Whichever anti-BNP slogan the left chooses, one young woman is acting creatively. Artist Rachel Horne and her friends are trying to drag her South Yorkshire ex-mining community, and especially her generation, away from the BNP, but also from the British army and the drugs barons. An increasingly coercive and privatised social security system doesn’t help.

Horne, a strike baby, was born in a pit village in 1984. It’s where last month, to celebrate the 25th anniversary of the Great Strike, she organised an All Day Mining Party called Bring Out The Banners. 3000 people came, the brass band played, so did psychedelic folk bands, and Anne Scargill spoke about miners’ wives leaving their kitchens for police cells and speaking tours. Artists ran banner-making workshops. Photos, videos, miners’ memorabilia, and NUM banners became art and local history exhibition in one.

Horne, like Bob Marley, believes that to make something of the present you need to know where you come from. She first saw NUM banners drooping against the wall of Denaby Main and Cadeby Miners Welfare (the pit her father and generations back had worked down) when she was a teenager. Her immediate reaction was as an artist: their beauty and narrative power astounded her.
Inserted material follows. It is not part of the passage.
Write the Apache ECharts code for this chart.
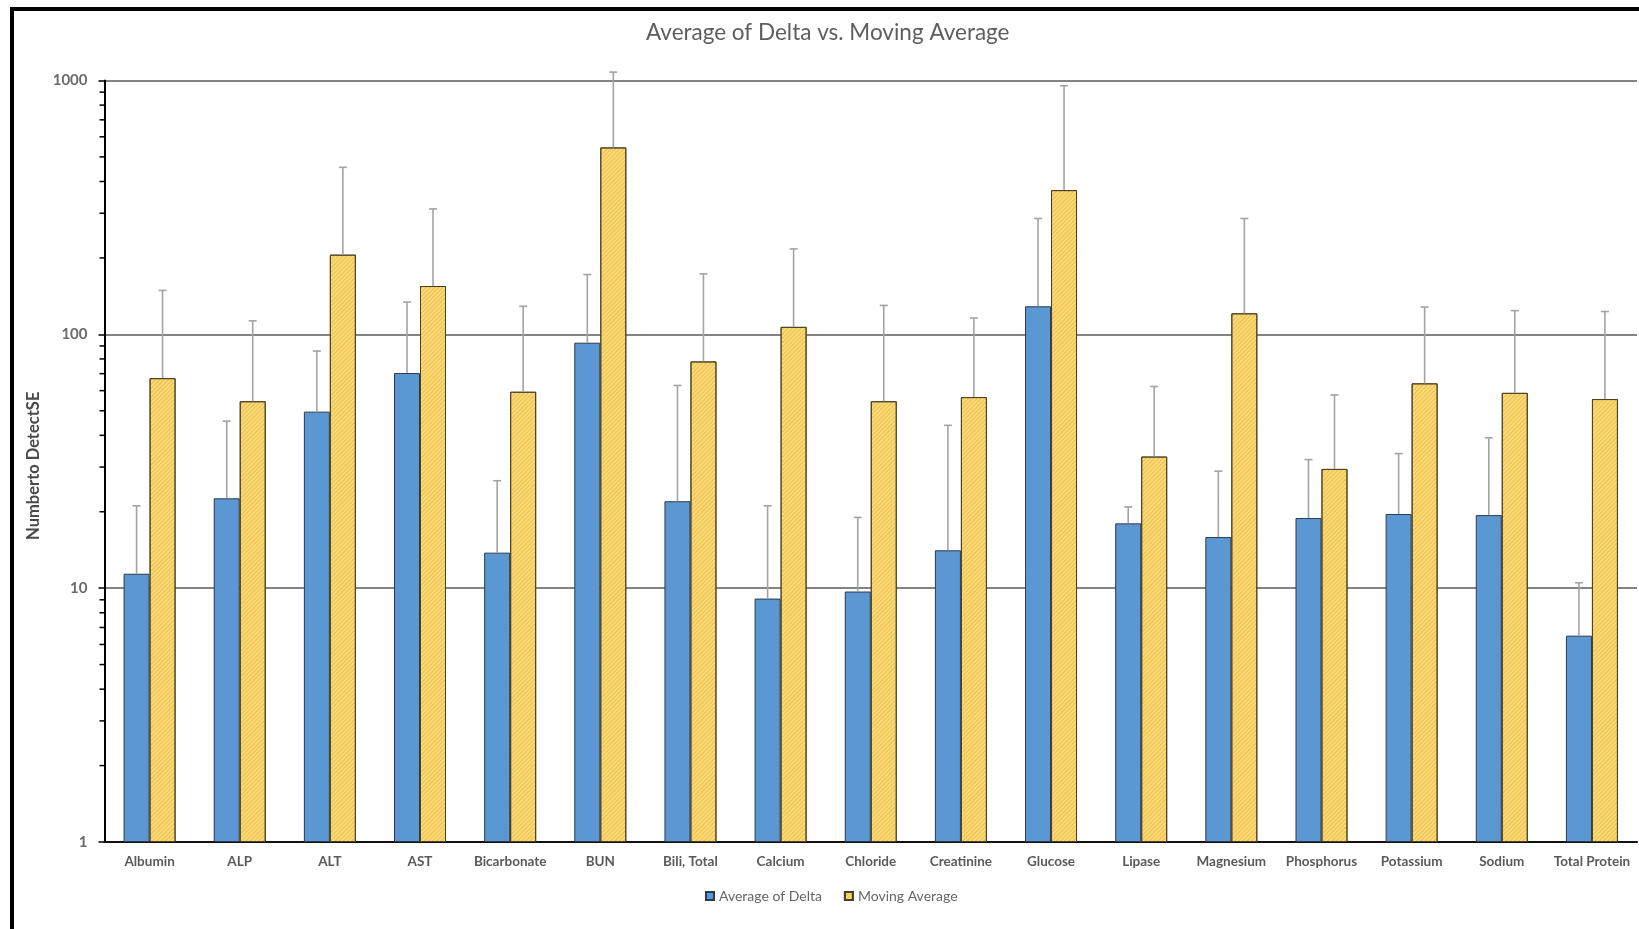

Then the banners’ meaning: that unity, watching each other’s backs and helping each other out, won battles for better wages and safer working conditions. Going on strike – losing pay – required collective loyalty. Helping your mate out down the pit lost you pay before nationalisation in 1946 brought in the basic wage. (But the bonus was a continuing incentive to work dangerously.) On all these marches, pickets and police battles, NUM banners were what people could see, what rallied them. None of the miners or their wives was armed. For a tightly-knit community, non-violence is a possible fighting tactic.
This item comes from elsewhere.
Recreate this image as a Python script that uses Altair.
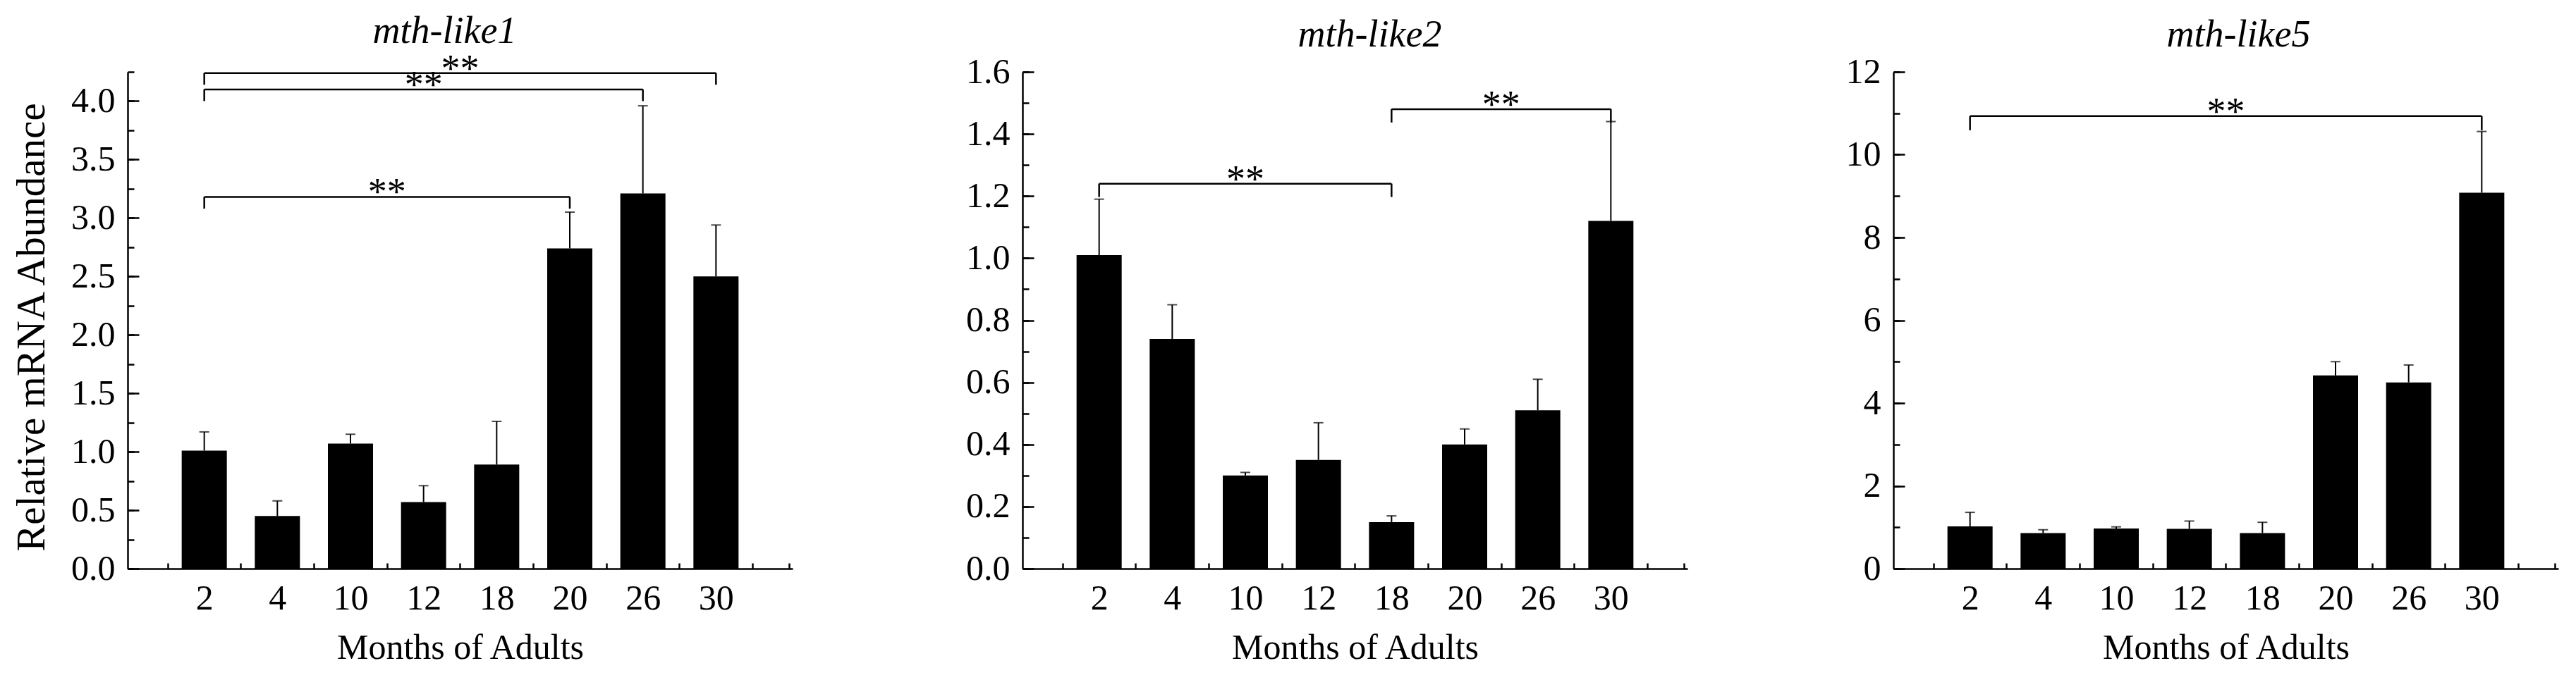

Horne’s videos, installations, collages, photos and drawings are about her community’s history. She takes it, distant and not so distant, to her community. She wants to create a new culture, new rituals, to replace (or substantiate) the ones Thatcher destroyed.

In 2006 she organised, in her home village Conisbrough, a day event and light installation called Out Of Darkness, Light to commemorate the 410 lives – men, boys and women – lost to Cadeby Main before its closure in 1986. She’s campaigning to get erased and grassed-over ex-colliery sites marked on UK reference maps. She’s had London art shows in which a lump of coal on a plinth takes centre stage, and got flak for it. She’s contributed to a street art exhibition. In 2007 she invited striking postal workers to a screening of her video Life And Land.

Can art be instrumental? Can it change the world for the better? Is Rachel doing art or is she just organising and talking to people? Who’ll pay her wages? Aren’t there problems with public art? Isn’t art really about making objects? Can a culture be fought for, or changed, or even healed, without a concomitant change in people’s standard of living? What’s she offering her community the BNP isn’t?

Horne is nothing if not controversial. But – she’s no fool – she believes artists like her can learn from her community’s collective creativity. She‘s trying to strengthen her enclave of the UK working class. That’s what other communities in the UK working class are doing: the Tamil diaspora, the Somali diaspora, west African women tube cleaners resisting victimisation for union organising, the list goes on. The stronger all these groups are the weaker the BNP is.